Angesichts dieser Herausforderungen können wir zufrieden sein, dass wir in der Abfallwirtschaft und den Kreisschulen solide unterwegs sind und uns keine Überraschungen bevorstehen. Denn auch in anderen Bereichen gibt es Veränderungen. Die Corona Pandemie verursacht an vielen Stellen Kraftakte. Wir stimmen zu, dass die Mitarbeitenden in den Kliniken eine Anerkennungsprämie erhalten.

Wir wollen auch, dass die freien Träger in der Sozialarbeit und Jugendhilfe wie bisher unterstützt werden, denn auch diese sind wichtige Player in Pandemiezeiten.

 

Ein weiterer Bereich hat erst während der Beratungen zur Änderung des Haushaltsplans geführt. Der Bereich Asyl und Flüchtlinge.

8,6 Mio. Euro für neue Unterkünfte sind in den Haushaltsplan aufgenommen worden. Ein großer Betrag, aber sicherlich notwendig angesichts der bereits bekannten Zahlen und den Zugängen, die zu erwarten sind. Der Kreis und die Kommunen sind diejenigen, die die Lösungen zur Unterbringung präsentieren müssen.

Wie viele untergebracht werden müssen, entscheiden andere….

Eine ungleiche Aufgabenverteilung….

 

Eine weitere schon aktuelle Herausforderung stellt das Thema Wohnungsbau dar.

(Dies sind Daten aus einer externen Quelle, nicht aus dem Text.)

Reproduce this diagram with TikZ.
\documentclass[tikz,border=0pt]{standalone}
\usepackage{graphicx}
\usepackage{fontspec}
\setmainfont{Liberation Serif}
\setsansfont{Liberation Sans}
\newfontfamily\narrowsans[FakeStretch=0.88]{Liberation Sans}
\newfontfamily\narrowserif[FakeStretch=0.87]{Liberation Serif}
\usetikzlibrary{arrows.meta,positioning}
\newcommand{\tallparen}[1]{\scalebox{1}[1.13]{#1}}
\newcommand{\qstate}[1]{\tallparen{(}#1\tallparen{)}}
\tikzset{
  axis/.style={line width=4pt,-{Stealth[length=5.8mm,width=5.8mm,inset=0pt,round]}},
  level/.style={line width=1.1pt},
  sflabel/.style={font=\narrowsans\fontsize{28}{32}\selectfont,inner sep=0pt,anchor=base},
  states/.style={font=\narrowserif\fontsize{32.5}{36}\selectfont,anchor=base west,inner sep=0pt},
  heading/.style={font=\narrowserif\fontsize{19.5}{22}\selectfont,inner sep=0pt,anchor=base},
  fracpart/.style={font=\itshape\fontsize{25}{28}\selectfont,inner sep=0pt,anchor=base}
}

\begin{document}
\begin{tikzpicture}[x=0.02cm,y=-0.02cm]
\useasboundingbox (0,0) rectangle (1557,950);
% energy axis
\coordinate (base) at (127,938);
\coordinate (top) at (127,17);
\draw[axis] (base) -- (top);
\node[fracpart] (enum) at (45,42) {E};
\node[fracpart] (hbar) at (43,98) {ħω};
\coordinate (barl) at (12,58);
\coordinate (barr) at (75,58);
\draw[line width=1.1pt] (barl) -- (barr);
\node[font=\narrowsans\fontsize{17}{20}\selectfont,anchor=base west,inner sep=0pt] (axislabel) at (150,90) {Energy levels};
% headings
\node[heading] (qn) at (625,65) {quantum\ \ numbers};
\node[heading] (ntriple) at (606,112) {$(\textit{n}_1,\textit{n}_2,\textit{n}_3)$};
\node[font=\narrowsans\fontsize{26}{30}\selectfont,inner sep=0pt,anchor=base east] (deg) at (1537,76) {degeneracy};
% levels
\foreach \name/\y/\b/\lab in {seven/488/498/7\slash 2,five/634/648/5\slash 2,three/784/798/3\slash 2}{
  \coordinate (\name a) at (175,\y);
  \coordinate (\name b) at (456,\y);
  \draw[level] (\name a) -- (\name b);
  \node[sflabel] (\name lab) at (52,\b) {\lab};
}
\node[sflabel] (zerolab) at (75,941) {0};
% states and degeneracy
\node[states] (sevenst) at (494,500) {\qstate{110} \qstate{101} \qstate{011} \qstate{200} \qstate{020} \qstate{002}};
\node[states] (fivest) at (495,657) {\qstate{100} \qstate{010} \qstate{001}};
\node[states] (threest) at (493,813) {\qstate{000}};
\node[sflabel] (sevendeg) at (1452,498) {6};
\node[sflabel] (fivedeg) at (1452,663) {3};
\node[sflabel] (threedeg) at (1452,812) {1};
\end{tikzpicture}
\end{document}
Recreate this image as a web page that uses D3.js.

Es ist der Spagat zwischen Flächen schonen und Wohnraum schaffen. Diesen Spagat müssen vor allem die Kommunen schaffen. Unterstützen kann der Landkreis insbesondere in der helfenden, positiven Begleitung bei Bebauungsplänen und als Baurechtsbehörde im Genehmigungsverfahren. Gerade bei den Genehmigungsverfahren erkennen wir lange Bearbeitungszeiten. Wir wundern uns deshalb immer wieder, ob bei der Anmeldung zu weiteren Personalbedarf die Prioritäten im Landratsamt richtig gesetzt werden.

Sicherlich können über das angedachte Genossenschaftsmodell kostengünstige Mietwohnungen entstehen, aber es ist auch klar, wer die Zeche bezahlen müsste, nämlich die Kommunen, indem sie baureife Grundstücke kostenlos zur Verfügung stellen. Ob das die Lösung darstellt? Oder nur der Tropfen auf den heißen Stein sein wird? Und möglicherweise die verbleibenden Grundstücke noch weiter verteuert?

Fragen, die im weiteren Verlauf geklärt werden müssen.

Ob die Kommunen angesichts ihrer Aufgabenvielfalt und Haushaltssituation so einfach ihre Grundstücke ohne Erlös in die Genossenschaft einbringen können und dürfen, wird sich auch zeigen. Das Landratsamt ist ja immerhin auch Rechtsaufsichtsbehörde von 33 kreisangehörigen Kommunen, ich bin gespannt wie sie diesen Spagat bei der Genehmigung der Haushalte bewältigen.

 

Gerne würde ich noch auf weitere Themen eingehen, den wichtigen Klimaschutz, die Organisation und den Personalbedarf des Landratsamtes und vieles mehr. Darauf verzichte ich angesichts der knappen Zeit aber.

Zusammengefasst ist also der Haushalt 2022 in Ordnung, die Herausforderungen stellen sich in den kommenden Jahren. Der Blickwinkel muss schnell über die Finanzplanung hinausgehen, damit wir in ein paar Jahren nicht von der Entwicklung überrollt werden und uns zu harten Schritten und Schnitten zwingt.

 

Wir stimmen dem Haushaltsplan zu, verbunden mit dem Dank an alle Mitarbeiterinnen und Mitarbeiter der Kreisverwaltung für die Arbeit im vergangenen Jahr, besonderer Dank gilt der Kämmerei für die Aufstellung des Planwerks.